RB: Cinemascope may have been intended as a gimmick, but if that’s what it was intended to be, it was a pretty successful one. Unlike other similar experiments at the time, like 3-D, Cinemascope helped create a completely immersive experience. The industry built on it with the less successful Cinerama, which I’d love to experience in person. If only I could’ve managed a trip to Dayton, OH as a teen, but that’s a story for another day…
SG: Janet Graves for Photoplay magazine said, "A first-rate suspense movie combining excitement and fascinating atmosphere, chuckles and serious aspects, gives Van Johnson a role more rewarding than a thriller usually offers."
"One of the suspense assets is the Leigh Harline music, conducted by Lionel Newman. It complements instead of dominating, and as a result plays a strong part in furthering the pic's mood," wrote Variety.
I thoroughly enjoyed revisiting this movie. It is a great example of how great even a routine studio-produced film could be. The performances are top notch, the look of the film is gorgeous and a joy to behold, and the story is exciting and tense. Four stars.
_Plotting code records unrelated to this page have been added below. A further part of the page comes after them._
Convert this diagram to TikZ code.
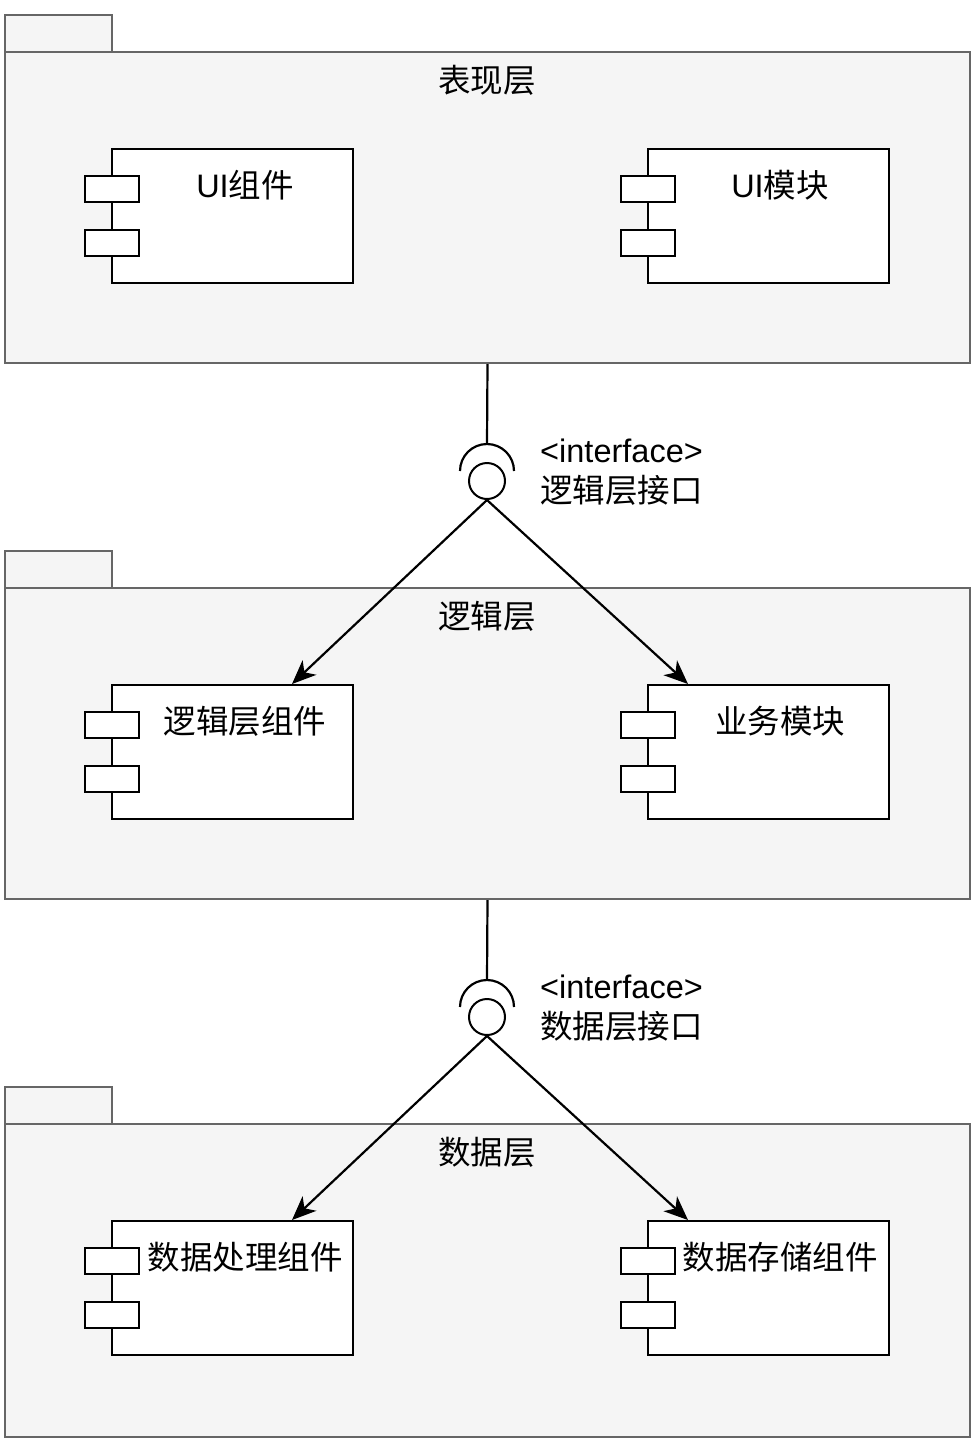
\documentclass[tikz,border=0pt]{standalone}
\usepackage{fontspec}
\setmainfont{Liberation Sans}
\newfontfamily\cjk{Noto Sans CJK SC}
\usetikzlibrary{arrows.meta,calc}
\definecolor{pkgf}{HTML}{F5F5F5}
\definecolor{pkgd}{HTML}{666666}
\tikzset{
  pkgbox/.style={draw=pkgd, fill=pkgf, line width=2pt, rectangle, inner sep=0pt, minimum width=965pt, minimum height=311pt},
  pkgtab/.style={draw=pkgd, fill=pkgf, line width=2pt, rectangle, inner sep=0pt, minimum width=107pt, minimum height=37pt},
  compbox/.style={draw=black, fill=white, line width=2pt, rectangle, inner sep=0pt, minimum width=241pt, minimum height=134pt},
  lug/.style={draw=black, fill=white, line width=2pt, rectangle, inner sep=0pt, minimum width=54pt, minimum height=26pt},
  txt/.style={inner sep=0pt, font=\fontsize{32.5}{39}\selectfont},
  ball/.style={draw=black, fill=white, line width=2pt, circle, inner sep=0pt, minimum size=36pt},
  socket/.style={draw=black, line width=2.2pt},
  conn/.style={draw=black, line width=2.2pt},
  arr/.style={draw=black, line width=2.2pt, -{Stealth[length=24pt, width=20pt, inset=7pt]}}
}
\begin{document}
\begin{tikzpicture}[x=1pt,y=-1pt]
\useasboundingbox (0,0) rectangle (978,1444);

% ---------- package 1 ----------
\node[pkgtab] (t1) at (58.5,33.5) {};
\node[pkgbox] (p1) at (487.5,207.5) {};
\node[txt] (h1) at (487,80) {\cjk 表现层};
\node[compbox] (c1) at (232.5,216) {};
\node[lug] (c1a) at (112,189) {};
\node[lug] (c1b) at (112,242.5) {};
\node[txt] (l1) at (245,185) {UI{\cjk 组件}};
\node[compbox] (c2) at (768.5,216) {};
\node[lug] (c2a) at (648,189) {};
\node[lug] (c2b) at (648,242.5) {};
\node[txt] (l2) at (780,185) {UI{\cjk 模块}};

% ---------- package 2 ----------
\node[pkgtab] (t2) at (58.5,569.5) {};
\node[pkgbox] (p2) at (487.5,743.5) {};
\node[txt] (h2) at (487,616) {\cjk 逻辑层};
\node[compbox] (c3) at (232.5,752) {};
\node[lug] (c3a) at (112,725) {};
\node[lug] (c3b) at (112,778.5) {};
\node[txt] (l3) at (245,721) {\cjk 逻辑层组件};
\node[compbox] (c4) at (768.5,752) {};
\node[lug] (c4a) at (648,725) {};
\node[lug] (c4b) at (648,778.5) {};
\node[txt] (l4) at (780,721) {\cjk 业务模块};

% ---------- package 3 ----------
\node[pkgtab] (t3) at (58.5,1105.5) {};
\node[pkgbox, minimum height=313pt] (p3) at (487.5,1280.5) {};
\node[txt] (h3) at (487,1152) {\cjk 数据层};
\node[compbox] (c5) at (232.5,1288) {};
\node[lug] (c5a) at (112,1261) {};
\node[lug] (c5b) at (112,1314.5) {};
\node[txt] (l5) at (245,1257) {\cjk 数据处理组件};
\node[compbox] (c6) at (768.5,1288) {};
\node[lug] (c6a) at (648,1261) {};
\node[lug] (c6b) at (648,1314.5) {};
\node[txt] (l6) at (780,1257) {\cjk 数据存储组件};

% ---------- interface 1 ----------
\node[ball] (i1) at (487,481) {};
\draw[socket] (460,471) arc[start angle=180, end angle=0, radius=27pt];
\coordinate (s1) at (487,444);
\draw[conn] (p1.south) -- (s1);
\node[txt, anchor=west] (n1a) at (540,451) {<interface>};
\node[txt, anchor=west] (n1b) at (540,490) {\cjk 逻辑层接口};
\draw[arr] (i1.south) -- ([xshift=59.5pt]c3.north);
\draw[arr] (i1.south) -- ([xshift=-80.5pt]c4.north);

% ---------- interface 2 ----------
\node[ball] (i2) at (487,1017) {};
\draw[socket] (460,1007) arc[start angle=180, end angle=0, radius=27pt];
\coordinate (s2) at (487,980);
\draw[conn] (p2.south) -- (s2);
\node[txt, anchor=west] (n2a) at (540,987) {<interface>};
\node[txt, anchor=west] (n2b) at (540,1026) {\cjk 数据层接口};
\draw[arr] (i2.south) -- ([xshift=59.5pt]c5.north);
\draw[arr] (i2.south) -- ([xshift=-80.5pt]c6.north);
\end{tikzpicture}
\end{document}
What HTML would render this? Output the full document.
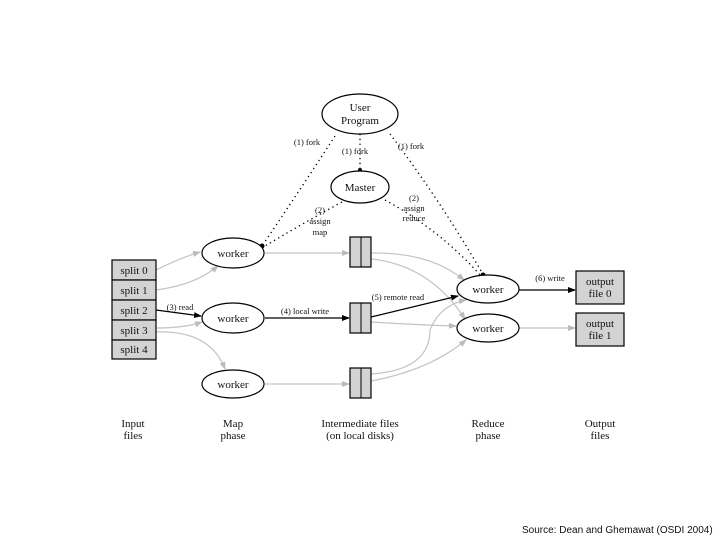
<!DOCTYPE html>
<html><head><style>
html,body{margin:0;padding:0;background:#fff;}
svg{display:block;}
text{font-family:"Liberation Serif",serif;fill:#111;}
</style></head><body>
<svg width="720" height="540" viewBox="0 0 720 540" xmlns="http://www.w3.org/2000/svg">
<defs>
<marker id="ab" markerWidth="8" markerHeight="6" refX="7" refY="3" orient="auto" markerUnits="userSpaceOnUse"><path d="M0,0 L8,3 L0,6 z" fill="#000"/></marker>
<marker id="ag" markerWidth="8" markerHeight="6" refX="7" refY="3" orient="auto" markerUnits="userSpaceOnUse"><path d="M0,0 L8,3 L0,6 z" fill="#bbb"/></marker>
</defs>
<!-- gray edges -->
<g fill="none" stroke="#c4c4c4" stroke-width="1.2" marker-end="url(#ag)">
<path d="M156,270 Q180,258 200,252"/>
<path d="M156,290 Q195,285 218,266"/>
<path d="M156,328 Q185,328 202,322"/>
<path d="M156,332 Q210,330 225,369"/>
<path d="M265,253 L349,253"/>
<path d="M265,384 L349,384"/>
<path d="M371,253 Q430,252 464,280"/>
<path d="M371,259 Q430,265 465,319"/>
<path d="M371,322 Q420,325 456,326"/>
<path d="M371,374 Q430,370 430,330 Q440,305 466,300"/>
<path d="M371,381 Q430,370 466,340"/>
<path d="M519,328 L575,328"/>
</g>
<!-- black edges -->
<g fill="none" stroke="#000" stroke-width="1.2" marker-end="url(#ab)">
<path d="M156,310 L201,316"/>
<path d="M265,318 L349,318"/>
<path d="M371,317 L458,296"/>
<path d="M519,290 L575,290"/>
</g>
<!-- dotted -->
<g fill="none" stroke="#000" stroke-width="1.3" stroke-dasharray="1.3,3.5">
<path d="M335,136 Q300,190 262,246"/>
<path d="M360,134 L360,170"/>
<path d="M390,134 Q440,200 484,276"/>
<path d="M342,202 Q300,225 265,246"/>
<path d="M385,200 Q440,230 481,276"/>
</g>
<circle cx="262" cy="246" r="2.5" fill="#000"/>
<circle cx="360" cy="170" r="2" fill="#000"/>
<circle cx="483" cy="275" r="2.5" fill="#000"/>
<!-- nodes -->
<g fill="#fff" stroke="#000" stroke-width="1.2">
<ellipse cx="360" cy="114" rx="38" ry="20"/>
<ellipse cx="360" cy="187" rx="29" ry="16"/>
<ellipse cx="233" cy="253" rx="31" ry="15"/>
<ellipse cx="233" cy="318" rx="31" ry="15"/>
<ellipse cx="233" cy="384" rx="31" ry="14"/>
<ellipse cx="488" cy="289" rx="31" ry="14"/>
<ellipse cx="488" cy="328" rx="31" ry="14"/>
</g>
<g fill="#d3d3d3" stroke="#000" stroke-width="1.2">
<rect x="112" y="260" width="44" height="20"/>
<rect x="112" y="280" width="44" height="20"/>
<rect x="112" y="300" width="44" height="20"/>
<rect x="112" y="320" width="44" height="20"/>
<rect x="112" y="340" width="44" height="19"/>
<rect x="350" y="237" width="21" height="30"/>
<rect x="350" y="303" width="21" height="30"/>
<rect x="350" y="368" width="21" height="30"/>
<rect x="576" y="271" width="48" height="33"/>
<rect x="576" y="313" width="48" height="33"/>
</g>
<g stroke="#000"><line x1="361" y1="237" x2="361" y2="267"/><line x1="361" y1="303" x2="361" y2="333"/><line x1="361" y1="368" x2="361" y2="398"/></g>
<g font-size="11" text-anchor="middle">
<text x="360" y="111">User</text><text x="360" y="124">Program</text>
<text x="360" y="191">Master</text>
<text x="233" y="257">worker</text><text x="233" y="322">worker</text><text x="233" y="388">worker</text>
<text x="488" y="293">worker</text><text x="488" y="332">worker</text>
<text x="134" y="274">split 0</text><text x="134" y="294">split 1</text><text x="134" y="314">split 2</text><text x="134" y="334">split 3</text><text x="134" y="353">split 4</text>
<text x="600" y="285">output</text><text x="600" y="297">file 0</text>
<text x="600" y="327">output</text><text x="600" y="339">file 1</text>
<text x="133" y="427">Input</text><text x="133" y="439">files</text>
<text x="233" y="427">Map</text><text x="233" y="439">phase</text>
<text x="360" y="427">Intermediate files</text><text x="360" y="439">(on local disks)</text>
<text x="488" y="427">Reduce</text><text x="488" y="439">phase</text>
<text x="600" y="427">Output</text><text x="600" y="439">files</text>
</g>
<g font-size="8.5" text-anchor="middle">
<text x="307" y="145">(1) fork</text>
<text x="355" y="154">(1) fork</text>
<text x="411" y="149">(1) fork</text>
<text x="320" y="213">(2)</text><text x="320" y="224">assign</text><text x="320" y="235">map</text>
<text x="414" y="201">(2)</text><text x="414" y="211">assign</text><text x="414" y="221">reduce</text>
<text x="180" y="310">(3) read</text>
<text x="305" y="314">(4) local write</text>
<text x="398" y="300">(5) remote read</text>
<text x="550" y="281">(6) write</text>
</g>
<text x="522" y="533" font-size="10" style="font-family:'Liberation Sans',sans-serif">Source: Dean and Ghemawat (OSDI 2004)</text>
</svg>
</body></html>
RB: Contemporary reviews were almost universally positive for the picture, which stayed in some sort of general release for a year or more. I found ads for what would’ve been my local theater showing this nine months after it had played the first run houses. Johnson’s next role would also be an attempt at steering away from typecasting, the 1957 vaudeville farce, Kelly and Me, which has become something of a rarity itself. 23 Paces to Baker Street was maligned by Fox for decades, only available in a lousy pan and scan transfer that did nothing for the beautiful Cinemascope presentation and top notch performances. That’s been remedied in the last couple of years by a beautiful Kino blu-ray release that is fully deserving of four stars. A great movie, and one that deserves more attention.